3) does not allow to overwrite a bad picture with a good one, only option are delete or move without changing name
4) has basically no options to speak of for tweaking.

These were the good ones. Let's go quickly into the other ones i found:

- Similar Images Search. constantly crashes at 32767 files compared.

- ZiiN Image Deduplicator. compares only one directory at one time, you can tell it to check subdirectories, but only checks down one single level, so yeah, basically useless unless you are really disorganized and keep all your pictures bunched up together.

- Picture Relate basically has me comparing a single picture with each other in the set i gave it. It just orders all of the pictures by similarity to one i click. Not much faster than doing it by hand since you will have to check all pictures to each and every single one other one with the only help being that if they are similar they will be near.

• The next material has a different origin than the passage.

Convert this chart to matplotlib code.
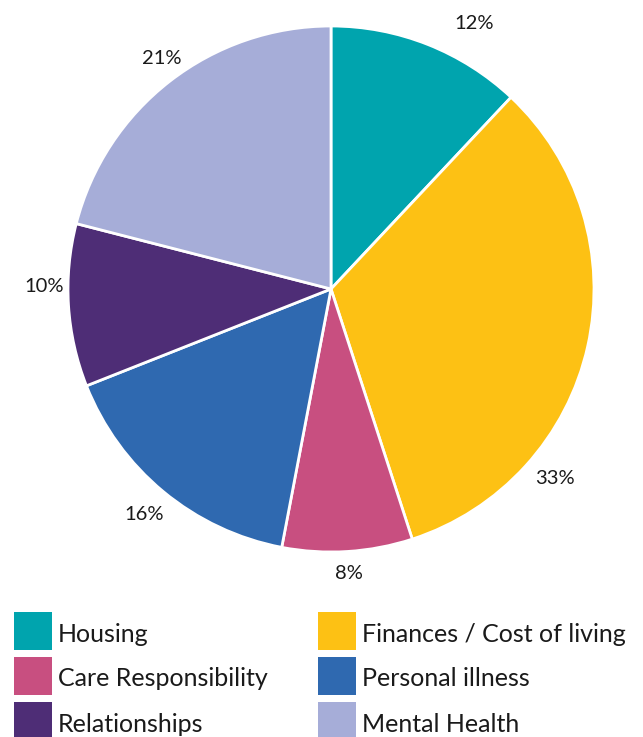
import matplotlib
matplotlib.use("Agg")
import matplotlib.pyplot as plt
from matplotlib.patches import Rectangle

categories = ["Housing", "Finances / Cost of living", "Care Responsibility",
              "Personal illness", "Relationships", "Mental Health"]
values = [12, 33, 8, 16, 10, 21]
labels = ["12%", "33%", "8%", "16%", "10%", "21%"]
colors = ["#00A4AE", "#FDC114", "#C84F80", "#2F69B0", "#4E2D76", "#A6ADD8"]

# label positions (data units, radius = 1)
label_pos = [(0.544, 1.011), (0.852, -0.722), (0.068, -1.080),
             (-0.711, -0.856), (-1.091, 0.011), (-0.643, 0.875)]

W, H = 643, 737
fig = plt.figure(figsize=(W / 100, H / 100), dpi=100)
plt.rcParams['font.family'] = ['Lato', 'DejaVu Sans']

cx, cy, r = 331, 289, 263
ax = fig.add_axes([(cx - r) / W, (H - cy - r) / H, 2 * r / W, 2 * r / H])
ax.pie(values, colors=colors, startangle=90, counterclock=False, radius=1,
       wedgeprops=dict(edgecolor="white", linewidth=2))
ax.set_xlim(-1, 1)
ax.set_ylim(-1, 1)
ax.set_aspect("equal")
ax.axis("off")
for (x, y), t in zip(label_pos, labels):
    ax.text(x, y, t, ha="center", va="center", fontsize=14.5, color="#1a1a1a")

# legend
lax = fig.add_axes([0, 0, 1, 1], zorder=-1)
lax.set_xlim(0, W)
lax.set_ylim(H, 0)
lax.axis("off")
col_x = [14, 318]
row_y = [612, 657, 702]
for i, (cat, c) in enumerate(zip(categories, colors)):
    row, col = divmod(i, 2)
    x0, y0 = col_x[col], row_y[row]
    lax.add_patch(Rectangle((x0, y0), 38, 38, facecolor=c, edgecolor="none"))
    lax.text(x0 + 44, y0 + 22, cat, ha="left", va="center", fontsize=18,
             color="#1a1a1a")

fig.savefig("out.png", dpi=100)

- Anti-twin was a mess. It ran for several hours and when i ended it forcibly it was not even at 5% with several thousand duplicates found. So... yeah.... no!

EDIT: I was asked to provide "better reason why" of my Anti-Twin dismissal.

Here it is:
- It does the work, just extremely slowly and also probably poorly. The program takes a picture and compares it to each single other one in the provided path. Which ideally is the same as the other programs. But since it shows you the progress, you can see it taking a picture and going through all other pictures in turn, and since you have the time to read the name of each picture... with a 42.000 picture database, at 10% similarity, after an 8 hour night run it had checked little more than 2000 pictures and found 17000 duplicates. Thus i ended it "prematurely".

Here are the problems from how the recognition works based on the description of the site. These are my ideas, because i did not let the program finish:
- Anti-Twin does not check for patterns in the pictures to deem them similar. As stated in the site it just goes pixel by pixel (hence the slowness) checks the value of each pixel and sees how many of them are dissimilar based on the percentage provided. All other image comparison programs make a reduced size grayscale version of the image, check for patterns on them and then check which other pictures have similar patterns, a pixel by pixel works only if images have not been edited, like a series of photos taken very near to each other. Also this process means that if you give it a 5% similarity or a 30% similarity will check all the images at the same speed.
- The site does state that it works out differences in size but that is it. This is sub-optimal. Similar pictures should also be same, but with different ratios, or different gamma levels or different levels of black and white. Telling me "these pixels are different", will work only if both images are unedited and neither of them is cropped.
- Aside from above that... all greyscale pictures will need to have a different percentage from colored ones if you only check for similarities in pixels In fact at just 15% similarity all greyscale images are identical to all other greyscale images except maybe from straight lineart. That's how pixels work.
- Finally, and i hope i am extremely mistaken because if that is true, then this is a big deal breaker. There is no preview. The site tells you that the program gives you a list and then "you should open files before deleting them". Uh? Did anybody use this program with success? Can anybody confirm that there is no preview? Because all the above are already big put-downs, but this one point

The rest i found were just exact match CRC finders.

Posted: Thu May 04, 2017 7:30 pm
by XnTriq

Posted: Thu May 04, 2017 9:00 pm
by XnTriq

Posted: Fri May 05, 2017 7:00 am
by bdragon
Only thing left to check is that plugin for xnview i saw in one of the links provided.

Will check later. Work awaits me.

Posted: Sat May 06, 2017 6:29 am
by bdragon
Editing in progress of the original message, now format and will now provide with a more detailed reason why i did not like Anti-Twin.